Implementing logic other than AND in Prospecter
When I first started work on Prospecter I focused only on combining query conditions with AND. Doing this meant that matching would be very easy and efficient. I was able to construct a bit mask during query registration that has one bit per condition.
A & B & C & D -> 1111
A & B & ~C & D -> 1101
The literal symbols represent conditions in a query. Throughout this post I will use the operators &, | and ~ for AND, OR and NOT.
A posting in the index then simply consisted of a query id and the bit to set when this posting was encountered. Supporting not logic was working as well without changing the matching algorithms at all.
Matching was very simple, the process looked like this:
bits = 0000
if A is found: bits[0] = 1
if B is found: bits[1] = 1
if C is found: bits[2] = 1
if D is found: bits[3] = 1
if bits == mask:
match
If we look at the two examples from above we see that if C is found and the third bit is set, the second bit mask will not match.
But what about OR?
Of course I had to add support for OR queries at some point. I also had a rough idea of how to do it: convert queries to conjunctive normal form, a conjunction of disjunction or ANDing of ORs.
(A & B) | C is equivalent to (A | C) & (B | C)
So it is still possible to use the same bit mask. For every side of an AND there are two bits in the mask. So for the example the mask is simply: 11. The example will result in four postings, two for condition C (set both the first and the second bit), one for A (set the first bit) and one for B (set the second bit).

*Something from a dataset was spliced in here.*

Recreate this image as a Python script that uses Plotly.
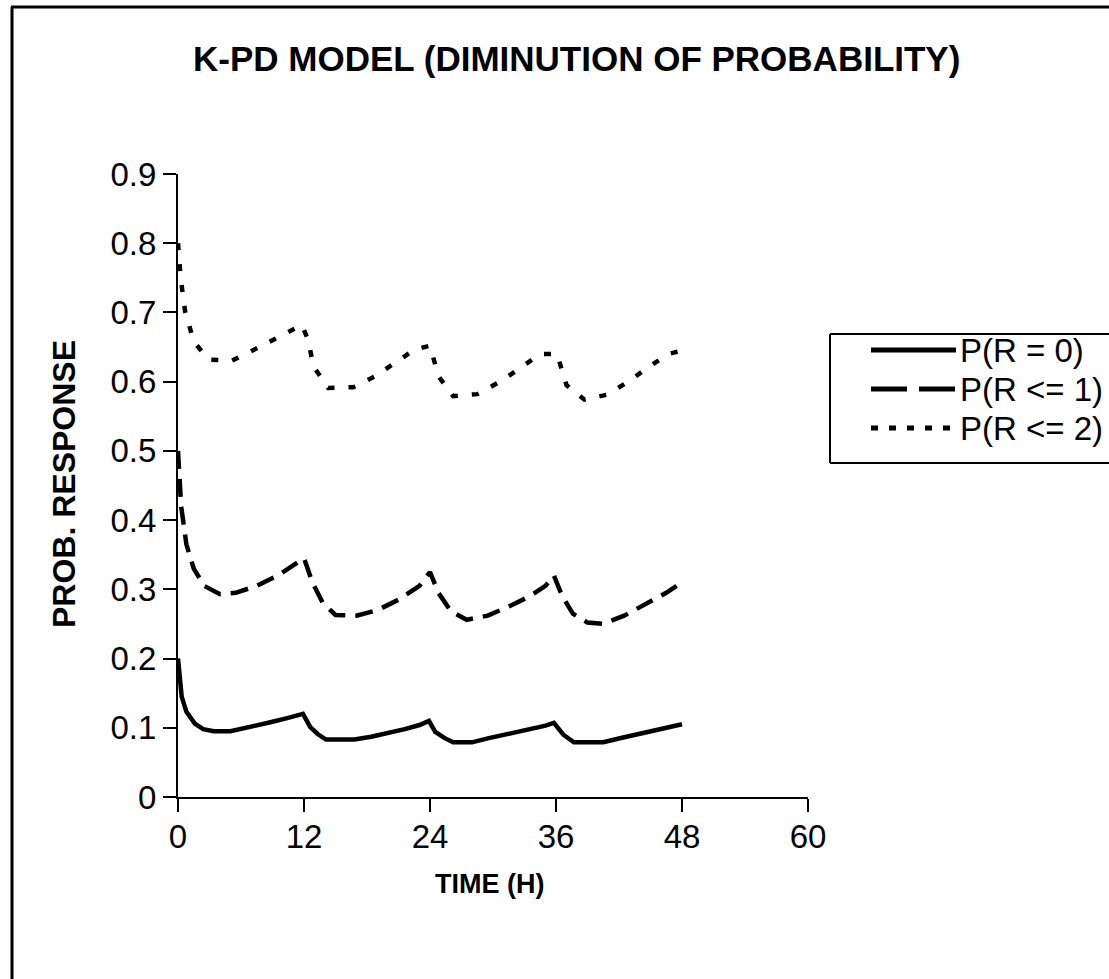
import plotly.graph_objects as go

# Time after first dose (hours)
t_r0 = [0, 0.35, 0.8, 1.6, 2.4, 3.4, 5.0, 6.6, 8.8, 10.4, 11.9, 12.6, 13.3, 14.1, 16.8,
        18.4, 20.0, 21.6, 23.0, 23.9, 24.5, 25.4, 26.2, 28.0, 29.6, 31.5, 33.4, 35.0,
        35.8, 36.7, 37.7, 40.5, 42.4, 44.3, 46.2, 48.0]
p_r0 = [0.200, 0.145, 0.123, 0.106, 0.098, 0.095, 0.095, 0.100, 0.108, 0.114, 0.120,
        0.101, 0.091, 0.083, 0.083, 0.087, 0.092, 0.098, 0.104, 0.110, 0.094, 0.085,
        0.079, 0.079, 0.085, 0.091, 0.097, 0.103, 0.107, 0.090, 0.079, 0.079, 0.086,
        0.092, 0.099, 0.105]

t_r1 = [0, 0.3, 0.8, 1.5, 2.5, 4.0, 5.5, 7.5, 9.5, 11.0, 12.0, 12.8, 13.8, 15.0, 17.0,
        19.0, 21.0, 23.0, 24.0, 24.8, 26.0, 27.5, 29.5, 31.5, 33.5, 35.0, 35.8, 36.6,
        37.6, 39.0, 40.5, 42.5, 44.5, 46.5, 48.0]
p_r1 = [0.500, 0.420, 0.365, 0.330, 0.305, 0.293, 0.295, 0.305, 0.320, 0.335, 0.345,
        0.310, 0.280, 0.263, 0.262, 0.270, 0.285, 0.305, 0.325, 0.295, 0.268, 0.256,
        0.262, 0.275, 0.290, 0.305, 0.320, 0.290, 0.265, 0.252, 0.250, 0.262, 0.278,
        0.295, 0.310]

t_r2 = [0, 0.25, 0.67, 1.5, 2.9, 5.1, 7.1, 9.0, 11.0, 11.8, 12.4, 12.9, 14.3, 16.7,
        18.8, 20.7, 22.5, 24.0, 24.8, 26.2, 28.5, 30.8, 32.6, 34.5, 36.1, 37.0, 38.7,
        40.8, 42.9, 44.7, 46.7, 48.0]
p_r2 = [0.800, 0.750, 0.702, 0.658, 0.632, 0.630, 0.645, 0.660, 0.676, 0.682, 0.660,
        0.622, 0.591, 0.592, 0.608, 0.627, 0.646, 0.652, 0.608, 0.579, 0.582, 0.601,
        0.620, 0.640, 0.640, 0.595, 0.574, 0.581, 0.600, 0.620, 0.640, 0.645]

series_names = ["P(R = 0)", "P(R <= 1)", "P(R <= 2)"]
x_ticks = [0, 12, 24, 36, 48, 60]
y_ticks = [0, 0.1, 0.2, 0.3, 0.4, 0.5, 0.6, 0.7, 0.8, 0.9]

FONT = "Liberation Sans, Arial, sans-serif"
W, H = 1109, 979
L, R, T, B = 178, 301, 174, 182
PW, PH = W - L - R, H - T - B


def px(x):
    return (x - L) / PW


def py(y):
    return (H - B - y) / PH


def hline(x0, x1, y, width=2, dash="solid"):
    return dict(type="line", xref="paper", yref="paper", x0=px(x0), x1=px(x1),
                y0=py(y), y1=py(y), line=dict(color="black", width=width, dash=dash))


def vline(x, y0, y1, width=2):
    return dict(type="line", xref="paper", yref="paper", x0=px(x), x1=px(x),
                y0=py(y0), y1=py(y1), line=dict(color="black", width=width))


fig = go.Figure()
fig.add_trace(go.Scatter(x=t_r0, y=p_r0, mode="lines", name=series_names[0],
                         line=dict(color="black", width=4.5)))
fig.add_trace(go.Scatter(x=t_r1, y=p_r1, mode="lines", name=series_names[1],
                         line=dict(color="black", width=4.5, dash="18px,10px")))
fig.add_trace(go.Scatter(x=t_r2, y=p_r2, mode="lines", name=series_names[2],
                         line=dict(color="black", width=4.5, dash="7px,14px")))

axis_common = dict(showgrid=False, zeroline=False, showline=True, linecolor="black",
                   linewidth=2, ticks="outside", ticklen=13, tickwidth=2,
                   tickcolor="black", tickfont=dict(family=FONT, size=33, color="black"))

fig.update_xaxes(range=[0, 60], tickvals=x_ticks, ticktext=[str(v) for v in x_ticks],
                 ticklabelstandoff=-4, **axis_common)
fig.update_yaxes(range=[0, 0.9], tickvals=y_ticks,
                 ticktext=["0" if v == 0 else f"{v:.1f}" for v in y_ticks],
                 ticklabelstandoff=0, **axis_common)

# chart frame (left and top edges fall inside the page)
shapes = [vline(12, 7, 990, width=3), hline(11, 1120, 7, width=3)]

# legend frame
LG_X0, LG_TOP, LG_BOT = 830, 334, 463
shapes += [vline(LG_X0, LG_TOP, LG_BOT), hline(LG_X0, 1120, LG_TOP),
           hline(LG_X0, 1120, LG_BOT)]

annotations = [
    dict(text="<b>K-PD MODEL (DIMINUTION OF PROBABILITY)</b>", xref="paper", yref="paper",
         x=px(576), y=py(59), showarrow=False, xanchor="center", yanchor="middle",
         font=dict(family=FONT, size=35, color="black")),
    dict(text="<b>TIME (H)</b>", xref="paper", yref="paper", x=px(489), y=py(884),
         showarrow=False, xanchor="center", yanchor="middle",
         font=dict(family=FONT, size=27, color="black")),
    dict(text="<b>PROB. RESPONSE</b>", xref="paper", yref="paper", x=px(64), y=py(484),
         showarrow=False, xanchor="center", yanchor="middle", textangle=-90,
         font=dict(family=FONT, size=32, color="black")),
]

legend_rows = [350, 389, 428]
legend_dash = ["solid", "36px,12px", "7px,11px"]
for name, yy, dash in zip(series_names, legend_rows, legend_dash):
    shapes.append(hline(871, 956, yy, width=5, dash=dash))
    annotations.append(dict(text=name, xref="paper", yref="paper", x=px(958), y=py(yy),
                            showarrow=False, xanchor="left", yanchor="middle",
                            font=dict(family=FONT, size=33, color="black")))

fig.update_layout(width=W, height=H, margin=dict(l=L, r=R, t=T, b=B),
                  paper_bgcolor="white", plot_bgcolor="white", showlegend=False,
                  shapes=shapes, annotations=annotations)

fig.write_html("out.html")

There is a good open source library for converting arbitrary logical expressions to CNF: aima-java the example code from Artificial Intelligence - A Modern Approach 3rd Edition. It contains a lot of other stuff and the propositional logic package relied heavily on the concrete PropositionSymbol class which does some very restrictive symbol name checking in the constructor. So I forked a stripped down, slightly refactored version of aima-java.
But there is a new problem: negations don’t work anymore. What would be the mask for (~A | B)? Apparently there is no way around tracking negations separately in some way. The problem is, a second bit mask is not enough. A bit mask could only work if no more than one negation was allowed per disjunction. Not really an option.
De Morgan to the rescue
Thankfully Augustus De Morgan proved that:
~A | ~B <=> ~(A & B)
So it is possible to use another “sub” bit mask to keep track of negations in a clause and determine if all negated conditions for that clause have been encountered in the document. Since the position in the clause doesn’t matter it is not even necessary to use bit masks, a simple counter is enough.
For every clause that contains negated conditions Prospecter creates a special counter that keeps track of how many negated conditions are inside the clause.
The postings for negated conditions need to be distinguished from non-negated conditions, there are two obvious approaches: use a separate index structure in every field, use the existing structures but add a flag to the posting indicating if the posting is for a negated condition. I went with the first approach, just because it is much easier to debug. I will probably move to the second approach in the near future to minimize overhead.
During the testing phase negations are ignored first, if query already matches the regular mask there is no need to consider additional negations. But if the mask does not match, the negation counter is fetched and compared to the counts determined during query registration. For every bit with negations the actual matched negation count is compared with the amount of negations in the clause.
A & B & (~C | ~D | ~E) -> bit mask: 111, negation count: {3=>3} (at bit 3 there are 3 negations)
If C, D or E are fulfilled a counter is incremented. So if all three are fulfilled the counter would be at 3 otherwise it will be less. The negation count for bit 3 is 3 so if the actual count is anything less than 3 it means there are (actualCount - originalCount) not fulfilled negated conditions and therefore the bit can be set to 1 in the normal bit set.
An example
A & B & (~C | ~D | ~E) -> bit mask: 111, negation count: {3=>3}
initilize bitset to 000, counter to {1: 0, 2: 0, 3: 0}
A is true -> bitset: 100
B is true -> bitset: 110
C is true -> counter: {1: 0, 2: 0, 3: 1}
E is true -> counter: {1: 0, 2: 0, 3: 2}
test bit set against bit mask: 111 != 110
check negated condition counts position 3: 2 < 3 -> bitset: 111
test bit set against bit mask: 111 == 111
And now Prospecter can deal with arbitrary logic. Try it out
These changes described here took waaaaaay longer than expected.